**Data lines**.
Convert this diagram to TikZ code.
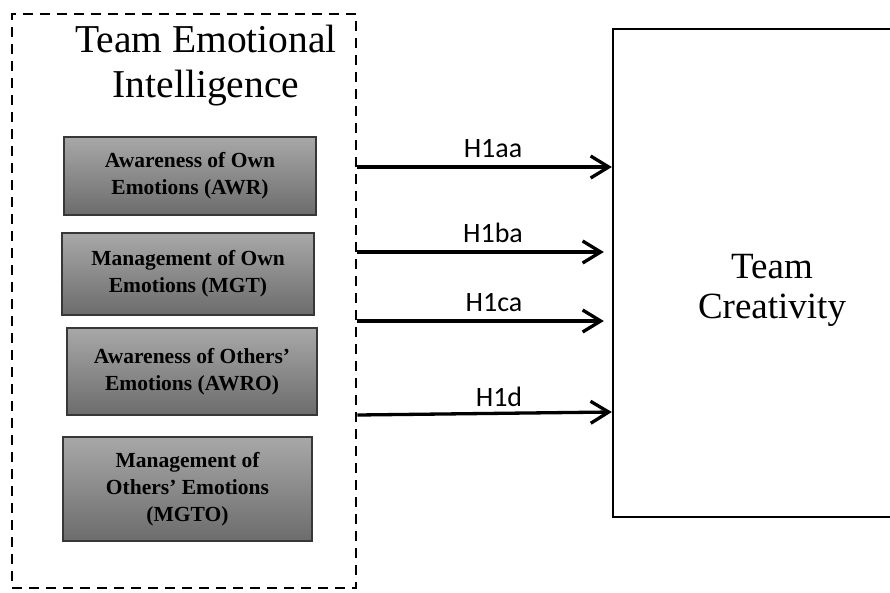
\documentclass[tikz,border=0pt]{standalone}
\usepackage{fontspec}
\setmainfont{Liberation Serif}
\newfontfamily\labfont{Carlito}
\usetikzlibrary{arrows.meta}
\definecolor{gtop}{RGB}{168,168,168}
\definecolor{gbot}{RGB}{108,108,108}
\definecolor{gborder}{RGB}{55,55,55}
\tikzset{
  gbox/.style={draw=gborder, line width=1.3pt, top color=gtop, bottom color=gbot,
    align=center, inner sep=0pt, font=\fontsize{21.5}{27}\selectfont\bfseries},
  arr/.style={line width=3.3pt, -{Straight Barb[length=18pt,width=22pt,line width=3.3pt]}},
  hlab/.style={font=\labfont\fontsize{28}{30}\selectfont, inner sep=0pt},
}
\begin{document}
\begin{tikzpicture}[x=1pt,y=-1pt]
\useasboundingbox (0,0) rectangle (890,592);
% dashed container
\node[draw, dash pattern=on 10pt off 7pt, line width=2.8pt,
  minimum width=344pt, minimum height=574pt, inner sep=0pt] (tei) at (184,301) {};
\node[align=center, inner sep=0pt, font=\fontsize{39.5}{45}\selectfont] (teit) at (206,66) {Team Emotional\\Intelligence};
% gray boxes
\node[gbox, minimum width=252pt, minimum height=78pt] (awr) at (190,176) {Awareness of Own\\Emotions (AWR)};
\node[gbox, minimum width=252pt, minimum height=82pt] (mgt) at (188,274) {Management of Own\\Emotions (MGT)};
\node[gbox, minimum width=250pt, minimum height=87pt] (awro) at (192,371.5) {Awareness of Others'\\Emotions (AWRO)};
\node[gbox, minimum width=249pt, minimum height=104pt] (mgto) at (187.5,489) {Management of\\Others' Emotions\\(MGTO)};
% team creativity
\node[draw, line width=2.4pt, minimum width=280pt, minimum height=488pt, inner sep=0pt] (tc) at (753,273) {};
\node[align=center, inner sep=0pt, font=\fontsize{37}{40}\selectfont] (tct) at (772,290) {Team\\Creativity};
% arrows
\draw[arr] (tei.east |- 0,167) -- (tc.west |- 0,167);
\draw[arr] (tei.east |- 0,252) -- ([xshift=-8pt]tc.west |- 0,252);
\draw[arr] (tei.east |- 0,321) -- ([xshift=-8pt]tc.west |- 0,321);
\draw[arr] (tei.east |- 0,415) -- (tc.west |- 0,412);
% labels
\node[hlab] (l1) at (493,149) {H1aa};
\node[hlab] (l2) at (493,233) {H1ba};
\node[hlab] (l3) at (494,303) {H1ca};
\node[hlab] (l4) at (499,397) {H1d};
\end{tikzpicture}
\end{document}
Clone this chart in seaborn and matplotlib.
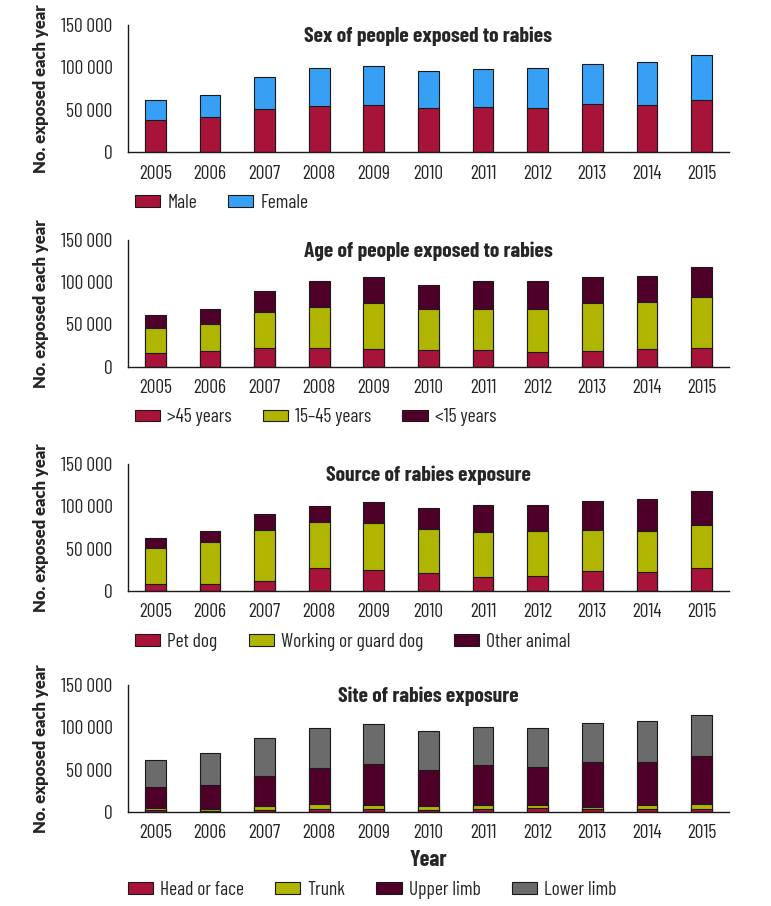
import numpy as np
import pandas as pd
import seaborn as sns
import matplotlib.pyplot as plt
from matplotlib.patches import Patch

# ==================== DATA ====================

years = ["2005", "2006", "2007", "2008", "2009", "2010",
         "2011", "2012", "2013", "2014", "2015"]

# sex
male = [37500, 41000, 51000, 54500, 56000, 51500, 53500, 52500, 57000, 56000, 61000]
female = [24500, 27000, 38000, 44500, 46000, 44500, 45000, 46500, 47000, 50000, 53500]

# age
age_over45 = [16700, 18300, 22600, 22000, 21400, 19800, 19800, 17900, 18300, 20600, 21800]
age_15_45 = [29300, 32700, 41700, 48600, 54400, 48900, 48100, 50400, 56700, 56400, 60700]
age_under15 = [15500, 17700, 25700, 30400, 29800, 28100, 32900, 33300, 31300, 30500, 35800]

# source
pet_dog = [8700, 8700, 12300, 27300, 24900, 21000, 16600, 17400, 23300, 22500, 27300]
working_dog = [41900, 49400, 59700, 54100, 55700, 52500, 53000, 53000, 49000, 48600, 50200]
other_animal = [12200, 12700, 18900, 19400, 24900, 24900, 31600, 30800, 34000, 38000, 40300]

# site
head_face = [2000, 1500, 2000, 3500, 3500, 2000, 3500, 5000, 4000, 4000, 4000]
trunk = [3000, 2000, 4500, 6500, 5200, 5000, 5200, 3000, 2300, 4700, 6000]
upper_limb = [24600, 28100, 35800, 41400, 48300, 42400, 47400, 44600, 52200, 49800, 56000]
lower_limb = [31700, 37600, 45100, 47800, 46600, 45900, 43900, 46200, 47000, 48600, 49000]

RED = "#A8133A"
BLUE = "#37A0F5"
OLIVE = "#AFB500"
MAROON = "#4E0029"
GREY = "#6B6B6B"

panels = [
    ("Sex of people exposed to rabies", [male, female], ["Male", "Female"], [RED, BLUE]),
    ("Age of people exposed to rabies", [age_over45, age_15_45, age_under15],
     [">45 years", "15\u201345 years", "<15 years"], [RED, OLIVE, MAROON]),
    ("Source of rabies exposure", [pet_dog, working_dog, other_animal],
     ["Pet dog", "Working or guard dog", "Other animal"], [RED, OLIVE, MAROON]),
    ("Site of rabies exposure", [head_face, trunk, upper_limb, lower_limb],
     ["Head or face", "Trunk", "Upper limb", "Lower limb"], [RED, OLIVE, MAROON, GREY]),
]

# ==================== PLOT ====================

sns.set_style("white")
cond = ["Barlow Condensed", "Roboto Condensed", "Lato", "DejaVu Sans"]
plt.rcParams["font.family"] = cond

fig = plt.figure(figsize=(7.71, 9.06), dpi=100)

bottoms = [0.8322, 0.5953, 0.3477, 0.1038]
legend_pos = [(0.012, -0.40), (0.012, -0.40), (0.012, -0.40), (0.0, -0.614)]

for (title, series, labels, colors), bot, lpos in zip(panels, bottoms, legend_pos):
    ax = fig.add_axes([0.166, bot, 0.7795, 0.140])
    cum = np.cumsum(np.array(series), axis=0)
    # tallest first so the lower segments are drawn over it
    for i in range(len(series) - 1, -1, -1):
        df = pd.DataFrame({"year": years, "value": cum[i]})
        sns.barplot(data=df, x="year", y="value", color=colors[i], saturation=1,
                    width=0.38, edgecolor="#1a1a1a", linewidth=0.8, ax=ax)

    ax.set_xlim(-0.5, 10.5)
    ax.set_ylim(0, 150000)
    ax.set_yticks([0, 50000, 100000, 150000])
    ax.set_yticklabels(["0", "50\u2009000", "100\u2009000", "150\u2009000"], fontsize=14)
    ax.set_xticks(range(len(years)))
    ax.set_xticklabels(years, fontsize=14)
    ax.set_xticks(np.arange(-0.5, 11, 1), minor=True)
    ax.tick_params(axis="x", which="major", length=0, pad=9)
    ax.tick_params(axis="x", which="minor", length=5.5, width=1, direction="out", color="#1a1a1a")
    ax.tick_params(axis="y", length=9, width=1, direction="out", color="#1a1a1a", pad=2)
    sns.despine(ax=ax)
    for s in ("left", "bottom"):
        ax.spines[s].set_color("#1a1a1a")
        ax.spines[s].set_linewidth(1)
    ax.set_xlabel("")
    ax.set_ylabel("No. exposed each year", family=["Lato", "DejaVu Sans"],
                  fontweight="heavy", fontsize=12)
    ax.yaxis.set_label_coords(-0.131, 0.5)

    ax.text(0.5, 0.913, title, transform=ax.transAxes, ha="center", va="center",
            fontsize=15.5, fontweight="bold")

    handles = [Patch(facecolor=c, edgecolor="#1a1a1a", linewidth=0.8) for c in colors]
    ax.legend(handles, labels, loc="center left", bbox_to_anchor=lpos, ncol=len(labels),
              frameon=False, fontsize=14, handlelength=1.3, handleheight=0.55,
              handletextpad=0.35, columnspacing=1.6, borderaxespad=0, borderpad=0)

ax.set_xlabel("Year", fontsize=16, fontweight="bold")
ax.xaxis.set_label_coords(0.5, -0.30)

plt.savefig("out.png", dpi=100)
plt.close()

**Goal of the exercise**. Take the data above and repeat it exactly, leaving each picture out.

**Completed exercise**.
Convert this diagram to TikZ code.
\documentclass[tikz,border=0pt]{standalone}
\usepackage{fontspec}
\setmainfont{Liberation Serif}
\newfontfamily\labfont{Carlito}
\usetikzlibrary{arrows.meta}
\definecolor{gtop}{RGB}{168,168,168}
\definecolor{gbot}{RGB}{108,108,108}
\definecolor{gborder}{RGB}{55,55,55}
\tikzset{
  gbox/.style={draw=gborder, line width=1.3pt, top color=gtop, bottom color=gbot,
    align=center, inner sep=0pt, font=\fontsize{21.5}{27}\selectfont\bfseries},
  arr/.style={line width=3.3pt, -{Straight Barb[length=18pt,width=22pt,line width=3.3pt]}},
  hlab/.style={font=\labfont\fontsize{28}{30}\selectfont, inner sep=0pt},
}
\begin{document}
\begin{tikzpicture}[x=1pt,y=-1pt]
\useasboundingbox (0,0) rectangle (890,592);
% dashed container
\node[draw, dash pattern=on 10pt off 7pt, line width=2.8pt,
  minimum width=344pt, minimum height=574pt, inner sep=0pt] (tei) at (184,301) {};
\node[align=center, inner sep=0pt, font=\fontsize{39.5}{45}\selectfont] (teit) at (206,66) {Team Emotional\\Intelligence};
% gray boxes
\node[gbox, minimum width=252pt, minimum height=78pt] (awr) at (190,176) {Awareness of Own\\Emotions (AWR)};
\node[gbox, minimum width=252pt, minimum height=82pt] (mgt) at (188,274) {Management of Own\\Emotions (MGT)};
\node[gbox, minimum width=250pt, minimum height=87pt] (awro) at (192,371.5) {Awareness of Others'\\Emotions (AWRO)};
\node[gbox, minimum width=249pt, minimum height=104pt] (mgto) at (187.5,489) {Management of\\Others' Emotions\\(MGTO)};
% team creativity
\node[draw, line width=2.4pt, minimum width=280pt, minimum height=488pt, inner sep=0pt] (tc) at (753,273) {};
\node[align=center, inner sep=0pt, font=\fontsize{37}{40}\selectfont] (tct) at (772,290) {Team\\Creativity};
% arrows
\draw[arr] (tei.east |- 0,167) -- (tc.west |- 0,167);
\draw[arr] (tei.east |- 0,252) -- ([xshift=-8pt]tc.west |- 0,252);
\draw[arr] (tei.east |- 0,321) -- ([xshift=-8pt]tc.west |- 0,321);
\draw[arr] (tei.east |- 0,415) -- (tc.west |- 0,412);
% labels
\node[hlab] (l1) at (493,149) {H1aa};
\node[hlab] (l2) at (493,233) {H1ba};
\node[hlab] (l3) at (494,303) {H1ca};
\node[hlab] (l4) at (499,397) {H1d};
\end{tikzpicture}
\end{document}
Clone this chart in seaborn and matplotlib.
import numpy as np
import pandas as pd
import seaborn as sns
import matplotlib.pyplot as plt
from matplotlib.patches import Patch

# ==================== DATA ====================

years = ["2005", "2006", "2007", "2008", "2009", "2010",
         "2011", "2012", "2013", "2014", "2015"]

# sex
male = [37500, 41000, 51000, 54500, 56000, 51500, 53500, 52500, 57000, 56000, 61000]
female = [24500, 27000, 38000, 44500, 46000, 44500, 45000, 46500, 47000, 50000, 53500]

# age
age_over45 = [16700, 18300, 22600, 22000, 21400, 19800, 19800, 17900, 18300, 20600, 21800]
age_15_45 = [29300, 32700, 41700, 48600, 54400, 48900, 48100, 50400, 56700, 56400, 60700]
age_under15 = [15500, 17700, 25700, 30400, 29800, 28100, 32900, 33300, 31300, 30500, 35800]

# source
pet_dog = [8700, 8700, 12300, 27300, 24900, 21000, 16600, 17400, 23300, 22500, 27300]
working_dog = [41900, 49400, 59700, 54100, 55700, 52500, 53000, 53000, 49000, 48600, 50200]
other_animal = [12200, 12700, 18900, 19400, 24900, 24900, 31600, 30800, 34000, 38000, 40300]

# site
head_face = [2000, 1500, 2000, 3500, 3500, 2000, 3500, 5000, 4000, 4000, 4000]
trunk = [3000, 2000, 4500, 6500, 5200, 5000, 5200, 3000, 2300, 4700, 6000]
upper_limb = [24600, 28100, 35800, 41400, 48300, 42400, 47400, 44600, 52200, 49800, 56000]
lower_limb = [31700, 37600, 45100, 47800, 46600, 45900, 43900, 46200, 47000, 48600, 49000]

RED = "#A8133A"
BLUE = "#37A0F5"
OLIVE = "#AFB500"
MAROON = "#4E0029"
GREY = "#6B6B6B"

panels = [
    ("Sex of people exposed to rabies", [male, female], ["Male", "Female"], [RED, BLUE]),
    ("Age of people exposed to rabies", [age_over45, age_15_45, age_under15],
     [">45 years", "15\u201345 years", "<15 years"], [RED, OLIVE, MAROON]),
    ("Source of rabies exposure", [pet_dog, working_dog, other_animal],
     ["Pet dog", "Working or guard dog", "Other animal"], [RED, OLIVE, MAROON]),
    ("Site of rabies exposure", [head_face, trunk, upper_limb, lower_limb],
     ["Head or face", "Trunk", "Upper limb", "Lower limb"], [RED, OLIVE, MAROON, GREY]),
]

# ==================== PLOT ====================

sns.set_style("white")
cond = ["Barlow Condensed", "Roboto Condensed", "Lato", "DejaVu Sans"]
plt.rcParams["font.family"] = cond

fig = plt.figure(figsize=(7.71, 9.06), dpi=100)

bottoms = [0.8322, 0.5953, 0.3477, 0.1038]
legend_pos = [(0.012, -0.40), (0.012, -0.40), (0.012, -0.40), (0.0, -0.614)]

for (title, series, labels, colors), bot, lpos in zip(panels, bottoms, legend_pos):
    ax = fig.add_axes([0.166, bot, 0.7795, 0.140])
    cum = np.cumsum(np.array(series), axis=0)
    # tallest first so the lower segments are drawn over it
    for i in range(len(series) - 1, -1, -1):
        df = pd.DataFrame({"year": years, "value": cum[i]})
        sns.barplot(data=df, x="year", y="value", color=colors[i], saturation=1,
                    width=0.38, edgecolor="#1a1a1a", linewidth=0.8, ax=ax)

    ax.set_xlim(-0.5, 10.5)
    ax.set_ylim(0, 150000)
    ax.set_yticks([0, 50000, 100000, 150000])
    ax.set_yticklabels(["0", "50\u2009000", "100\u2009000", "150\u2009000"], fontsize=14)
    ax.set_xticks(range(len(years)))
    ax.set_xticklabels(years, fontsize=14)
    ax.set_xticks(np.arange(-0.5, 11, 1), minor=True)
    ax.tick_params(axis="x", which="major", length=0, pad=9)
    ax.tick_params(axis="x", which="minor", length=5.5, width=1, direction="out", color="#1a1a1a")
    ax.tick_params(axis="y", length=9, width=1, direction="out", color="#1a1a1a", pad=2)
    sns.despine(ax=ax)
    for s in ("left", "bottom"):
        ax.spines[s].set_color("#1a1a1a")
        ax.spines[s].set_linewidth(1)
    ax.set_xlabel("")
    ax.set_ylabel("No. exposed each year", family=["Lato", "DejaVu Sans"],
                  fontweight="heavy", fontsize=12)
    ax.yaxis.set_label_coords(-0.131, 0.5)

    ax.text(0.5, 0.913, title, transform=ax.transAxes, ha="center", va="center",
            fontsize=15.5, fontweight="bold")

    handles = [Patch(facecolor=c, edgecolor="#1a1a1a", linewidth=0.8) for c in colors]
    ax.legend(handles, labels, loc="center left", bbox_to_anchor=lpos, ncol=len(labels),
              frameon=False, fontsize=14, handlelength=1.3, handleheight=0.55,
              handletextpad=0.35, columnspacing=1.6, borderaxespad=0, borderpad=0)

ax.set_xlabel("Year", fontsize=16, fontweight="bold")
ax.xaxis.set_label_coords(0.5, -0.30)

plt.savefig("out.png", dpi=100)
plt.close()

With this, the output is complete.